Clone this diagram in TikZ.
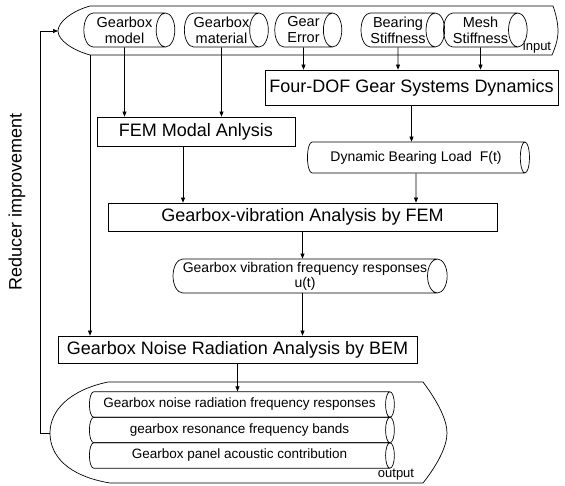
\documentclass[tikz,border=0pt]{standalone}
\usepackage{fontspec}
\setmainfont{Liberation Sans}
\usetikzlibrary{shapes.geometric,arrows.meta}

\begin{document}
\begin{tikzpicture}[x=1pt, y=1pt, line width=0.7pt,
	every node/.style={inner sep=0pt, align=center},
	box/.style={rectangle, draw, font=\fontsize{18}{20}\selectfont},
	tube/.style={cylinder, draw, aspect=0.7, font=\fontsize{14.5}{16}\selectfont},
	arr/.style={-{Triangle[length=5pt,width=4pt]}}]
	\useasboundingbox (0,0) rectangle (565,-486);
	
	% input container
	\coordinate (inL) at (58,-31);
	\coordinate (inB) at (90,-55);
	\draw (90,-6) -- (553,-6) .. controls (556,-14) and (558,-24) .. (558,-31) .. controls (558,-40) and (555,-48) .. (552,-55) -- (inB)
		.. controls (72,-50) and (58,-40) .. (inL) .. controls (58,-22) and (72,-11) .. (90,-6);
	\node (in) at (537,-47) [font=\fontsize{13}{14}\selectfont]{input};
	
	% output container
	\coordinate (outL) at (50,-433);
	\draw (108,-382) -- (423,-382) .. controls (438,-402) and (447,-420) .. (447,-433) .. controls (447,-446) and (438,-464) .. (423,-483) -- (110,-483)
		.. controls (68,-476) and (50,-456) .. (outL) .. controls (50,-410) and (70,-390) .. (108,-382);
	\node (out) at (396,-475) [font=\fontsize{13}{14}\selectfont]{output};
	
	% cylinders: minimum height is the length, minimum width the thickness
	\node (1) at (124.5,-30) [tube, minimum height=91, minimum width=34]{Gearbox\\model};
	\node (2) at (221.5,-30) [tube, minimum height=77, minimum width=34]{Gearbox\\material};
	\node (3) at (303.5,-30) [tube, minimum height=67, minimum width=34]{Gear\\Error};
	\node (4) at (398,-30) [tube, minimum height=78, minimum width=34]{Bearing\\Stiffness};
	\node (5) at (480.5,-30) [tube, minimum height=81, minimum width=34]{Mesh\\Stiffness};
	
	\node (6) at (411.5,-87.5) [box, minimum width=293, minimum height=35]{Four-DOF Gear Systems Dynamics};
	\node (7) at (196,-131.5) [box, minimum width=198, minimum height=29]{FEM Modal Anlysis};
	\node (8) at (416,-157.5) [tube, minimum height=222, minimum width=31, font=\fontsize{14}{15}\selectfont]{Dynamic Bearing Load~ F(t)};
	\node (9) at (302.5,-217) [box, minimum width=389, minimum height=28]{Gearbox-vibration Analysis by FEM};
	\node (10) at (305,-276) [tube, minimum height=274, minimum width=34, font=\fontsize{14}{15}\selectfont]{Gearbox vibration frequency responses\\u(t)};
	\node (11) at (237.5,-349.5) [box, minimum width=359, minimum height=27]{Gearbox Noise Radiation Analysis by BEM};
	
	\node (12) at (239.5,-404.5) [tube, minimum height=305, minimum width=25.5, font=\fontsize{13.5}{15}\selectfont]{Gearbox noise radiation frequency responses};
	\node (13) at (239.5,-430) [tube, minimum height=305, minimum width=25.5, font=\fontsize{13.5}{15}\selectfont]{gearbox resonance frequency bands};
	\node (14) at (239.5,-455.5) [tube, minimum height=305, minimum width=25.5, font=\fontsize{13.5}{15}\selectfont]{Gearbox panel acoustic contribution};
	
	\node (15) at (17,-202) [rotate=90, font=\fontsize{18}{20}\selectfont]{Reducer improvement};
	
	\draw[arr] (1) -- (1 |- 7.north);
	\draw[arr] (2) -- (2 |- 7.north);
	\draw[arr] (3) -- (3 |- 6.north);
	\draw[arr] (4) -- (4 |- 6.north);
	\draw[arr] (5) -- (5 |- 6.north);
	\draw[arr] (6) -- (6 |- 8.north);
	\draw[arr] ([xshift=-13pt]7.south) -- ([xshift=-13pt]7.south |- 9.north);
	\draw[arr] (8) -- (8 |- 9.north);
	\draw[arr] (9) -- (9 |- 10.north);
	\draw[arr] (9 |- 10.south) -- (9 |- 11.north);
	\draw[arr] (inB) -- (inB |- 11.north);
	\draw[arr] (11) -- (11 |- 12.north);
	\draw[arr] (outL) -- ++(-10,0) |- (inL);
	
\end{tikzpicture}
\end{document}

:::::

* Given instruction
Write out again, exactly, the lines from the start of the listing up to the line containing "(in) at (537,-47)", with both ends and without pictures.

* Expected answer
Clone this diagram in TikZ.
\documentclass[tikz,border=0pt]{standalone}
\usepackage{fontspec}
\setmainfont{Liberation Sans}
\usetikzlibrary{shapes.geometric,arrows.meta}

\begin{document}
\begin{tikzpicture}[x=1pt, y=1pt, line width=0.7pt,
	every node/.style={inner sep=0pt, align=center},
	box/.style={rectangle, draw, font=\fontsize{18}{20}\selectfont},
	tube/.style={cylinder, draw, aspect=0.7, font=\fontsize{14.5}{16}\selectfont},
	arr/.style={-{Triangle[length=5pt,width=4pt]}}]
	\useasboundingbox (0,0) rectangle (565,-486);
	
	% input container
	\coordinate (inL) at (58,-31);
	\coordinate (inB) at (90,-55);
	\draw (90,-6) -- (553,-6) .. controls (556,-14) and (558,-24) .. (558,-31) .. controls (558,-40) and (555,-48) .. (552,-55) -- (inB)
		.. controls (72,-50) and (58,-40) .. (inL) .. controls (58,-22) and (72,-11) .. (90,-6);
	\node (in) at (537,-47) [font=\fontsize{13}{14}\selectfont]{input};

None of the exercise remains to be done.